PROBLEM TO WORK ON » Identify each line containing the word "this" and copy it.
* Start *
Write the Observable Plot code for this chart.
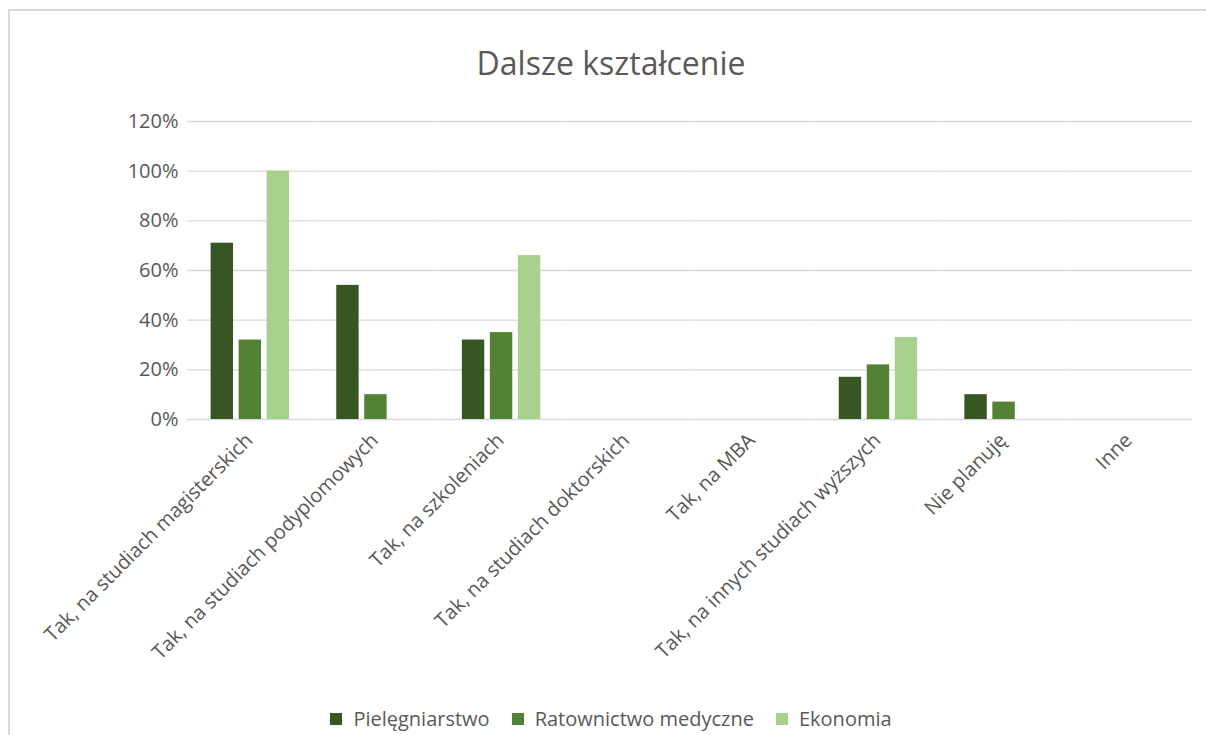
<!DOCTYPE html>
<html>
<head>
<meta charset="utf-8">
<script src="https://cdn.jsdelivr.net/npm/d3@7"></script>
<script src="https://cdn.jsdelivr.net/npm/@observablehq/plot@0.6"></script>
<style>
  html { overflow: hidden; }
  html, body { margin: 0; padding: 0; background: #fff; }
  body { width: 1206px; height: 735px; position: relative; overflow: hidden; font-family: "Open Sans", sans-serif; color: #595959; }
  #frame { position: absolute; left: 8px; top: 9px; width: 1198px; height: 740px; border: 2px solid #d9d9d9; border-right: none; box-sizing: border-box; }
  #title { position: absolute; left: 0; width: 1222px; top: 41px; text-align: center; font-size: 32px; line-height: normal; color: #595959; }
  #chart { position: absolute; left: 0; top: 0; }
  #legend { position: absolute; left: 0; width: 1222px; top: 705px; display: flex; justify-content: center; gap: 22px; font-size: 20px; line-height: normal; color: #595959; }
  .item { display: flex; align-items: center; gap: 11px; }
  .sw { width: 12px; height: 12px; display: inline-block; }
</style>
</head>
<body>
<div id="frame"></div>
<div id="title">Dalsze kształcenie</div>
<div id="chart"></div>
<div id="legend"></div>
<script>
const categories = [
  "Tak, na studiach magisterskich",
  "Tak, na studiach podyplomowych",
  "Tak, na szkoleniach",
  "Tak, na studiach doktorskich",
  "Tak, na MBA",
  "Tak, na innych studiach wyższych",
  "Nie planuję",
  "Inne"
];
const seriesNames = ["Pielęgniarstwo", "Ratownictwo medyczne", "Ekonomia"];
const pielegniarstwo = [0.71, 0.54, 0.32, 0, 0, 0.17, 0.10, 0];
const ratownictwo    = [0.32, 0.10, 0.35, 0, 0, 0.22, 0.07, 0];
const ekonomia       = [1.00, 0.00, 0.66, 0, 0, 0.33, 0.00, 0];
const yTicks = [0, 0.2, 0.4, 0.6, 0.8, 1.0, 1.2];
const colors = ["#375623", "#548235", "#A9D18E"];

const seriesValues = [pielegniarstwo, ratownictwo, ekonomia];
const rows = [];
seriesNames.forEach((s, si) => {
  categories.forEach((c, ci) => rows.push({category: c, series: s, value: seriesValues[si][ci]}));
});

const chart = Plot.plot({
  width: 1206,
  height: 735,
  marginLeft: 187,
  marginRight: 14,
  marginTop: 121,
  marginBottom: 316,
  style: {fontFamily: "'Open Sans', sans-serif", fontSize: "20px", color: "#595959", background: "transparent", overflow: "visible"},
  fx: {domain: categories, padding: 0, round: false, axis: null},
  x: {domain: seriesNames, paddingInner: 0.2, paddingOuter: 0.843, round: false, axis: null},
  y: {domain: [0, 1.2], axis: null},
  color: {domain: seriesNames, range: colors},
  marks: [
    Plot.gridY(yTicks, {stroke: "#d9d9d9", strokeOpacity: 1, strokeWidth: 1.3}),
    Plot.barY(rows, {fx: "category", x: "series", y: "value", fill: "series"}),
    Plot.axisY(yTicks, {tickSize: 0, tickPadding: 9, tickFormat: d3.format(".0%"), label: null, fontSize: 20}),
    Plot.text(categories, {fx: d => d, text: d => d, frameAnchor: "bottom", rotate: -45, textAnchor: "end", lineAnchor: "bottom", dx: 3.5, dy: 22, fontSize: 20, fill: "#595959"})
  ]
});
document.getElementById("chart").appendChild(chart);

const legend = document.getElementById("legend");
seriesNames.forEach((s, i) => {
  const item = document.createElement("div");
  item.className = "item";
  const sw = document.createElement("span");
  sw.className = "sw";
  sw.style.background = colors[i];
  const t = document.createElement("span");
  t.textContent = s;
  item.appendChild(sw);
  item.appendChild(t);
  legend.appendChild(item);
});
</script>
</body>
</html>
* End *
* Start *
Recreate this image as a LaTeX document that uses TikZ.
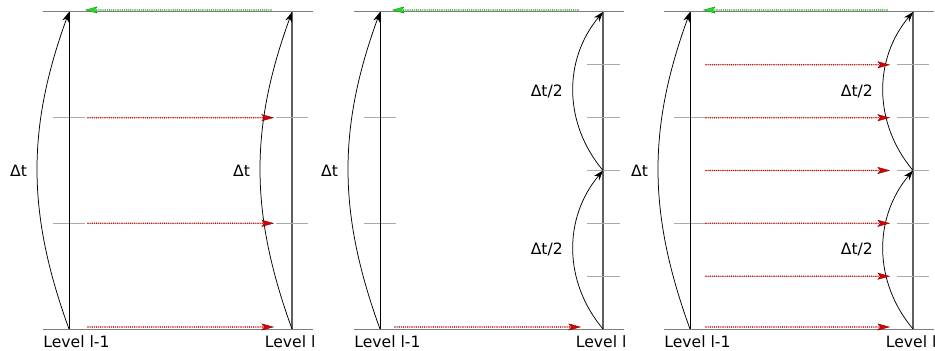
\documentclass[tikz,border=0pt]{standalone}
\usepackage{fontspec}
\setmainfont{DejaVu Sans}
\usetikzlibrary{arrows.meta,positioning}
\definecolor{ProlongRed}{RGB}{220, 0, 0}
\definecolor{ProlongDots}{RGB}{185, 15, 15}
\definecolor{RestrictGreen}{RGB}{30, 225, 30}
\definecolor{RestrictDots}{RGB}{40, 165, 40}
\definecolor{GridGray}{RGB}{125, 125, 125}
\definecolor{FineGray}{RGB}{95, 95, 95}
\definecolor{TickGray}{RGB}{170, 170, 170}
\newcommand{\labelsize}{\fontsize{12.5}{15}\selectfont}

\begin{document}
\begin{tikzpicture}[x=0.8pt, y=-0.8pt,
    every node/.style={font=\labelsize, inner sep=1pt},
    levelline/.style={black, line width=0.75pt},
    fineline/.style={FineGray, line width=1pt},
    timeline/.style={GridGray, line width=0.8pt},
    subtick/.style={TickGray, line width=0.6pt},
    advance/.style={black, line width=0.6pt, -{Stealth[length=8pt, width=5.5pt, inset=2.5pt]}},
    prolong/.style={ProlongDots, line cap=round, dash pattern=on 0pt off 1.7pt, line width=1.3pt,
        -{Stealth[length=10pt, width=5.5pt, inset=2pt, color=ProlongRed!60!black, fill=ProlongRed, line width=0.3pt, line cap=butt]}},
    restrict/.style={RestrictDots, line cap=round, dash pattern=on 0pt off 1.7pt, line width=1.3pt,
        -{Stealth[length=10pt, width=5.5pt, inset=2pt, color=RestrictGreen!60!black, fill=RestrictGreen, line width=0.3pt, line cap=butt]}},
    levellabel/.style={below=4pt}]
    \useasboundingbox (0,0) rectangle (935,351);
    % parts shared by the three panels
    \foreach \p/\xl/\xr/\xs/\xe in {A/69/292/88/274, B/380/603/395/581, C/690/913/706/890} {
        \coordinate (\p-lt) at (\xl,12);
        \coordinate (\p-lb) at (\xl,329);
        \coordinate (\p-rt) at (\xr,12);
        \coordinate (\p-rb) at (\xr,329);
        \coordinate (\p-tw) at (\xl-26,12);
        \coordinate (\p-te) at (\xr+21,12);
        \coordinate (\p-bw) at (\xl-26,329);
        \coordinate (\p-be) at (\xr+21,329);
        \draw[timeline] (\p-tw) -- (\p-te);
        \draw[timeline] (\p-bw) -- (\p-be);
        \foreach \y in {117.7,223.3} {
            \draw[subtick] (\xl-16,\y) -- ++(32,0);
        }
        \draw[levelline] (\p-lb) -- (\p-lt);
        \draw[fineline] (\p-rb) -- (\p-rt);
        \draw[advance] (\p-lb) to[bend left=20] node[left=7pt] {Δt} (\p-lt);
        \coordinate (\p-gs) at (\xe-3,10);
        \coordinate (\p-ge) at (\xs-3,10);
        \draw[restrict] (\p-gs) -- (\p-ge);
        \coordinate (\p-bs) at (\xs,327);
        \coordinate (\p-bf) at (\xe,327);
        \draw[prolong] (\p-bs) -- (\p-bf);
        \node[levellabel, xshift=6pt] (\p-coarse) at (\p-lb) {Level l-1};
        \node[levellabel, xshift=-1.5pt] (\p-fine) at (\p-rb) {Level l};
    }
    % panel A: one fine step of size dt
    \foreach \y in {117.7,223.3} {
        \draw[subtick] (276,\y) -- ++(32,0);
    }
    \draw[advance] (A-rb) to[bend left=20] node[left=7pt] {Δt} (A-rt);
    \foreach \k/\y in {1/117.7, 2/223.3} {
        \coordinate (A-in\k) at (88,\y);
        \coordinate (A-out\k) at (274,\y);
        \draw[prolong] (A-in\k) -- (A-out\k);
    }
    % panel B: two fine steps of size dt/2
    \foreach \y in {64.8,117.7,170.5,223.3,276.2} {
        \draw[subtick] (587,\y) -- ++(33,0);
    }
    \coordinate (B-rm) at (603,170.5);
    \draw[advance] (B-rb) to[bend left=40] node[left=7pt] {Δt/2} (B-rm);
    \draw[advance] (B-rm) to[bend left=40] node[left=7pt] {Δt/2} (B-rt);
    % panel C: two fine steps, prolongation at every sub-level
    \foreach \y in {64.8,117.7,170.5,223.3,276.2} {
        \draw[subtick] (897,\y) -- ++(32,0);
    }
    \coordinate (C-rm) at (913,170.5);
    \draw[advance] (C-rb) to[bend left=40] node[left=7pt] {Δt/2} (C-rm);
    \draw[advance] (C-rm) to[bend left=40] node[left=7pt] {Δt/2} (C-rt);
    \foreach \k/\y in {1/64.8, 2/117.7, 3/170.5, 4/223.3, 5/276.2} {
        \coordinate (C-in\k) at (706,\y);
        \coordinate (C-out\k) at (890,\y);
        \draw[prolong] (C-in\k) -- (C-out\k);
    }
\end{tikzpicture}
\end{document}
* End *
COMPLETED EXERCISE »
Write the Observable Plot code for this chart.
Recreate this image as a LaTeX document that uses TikZ.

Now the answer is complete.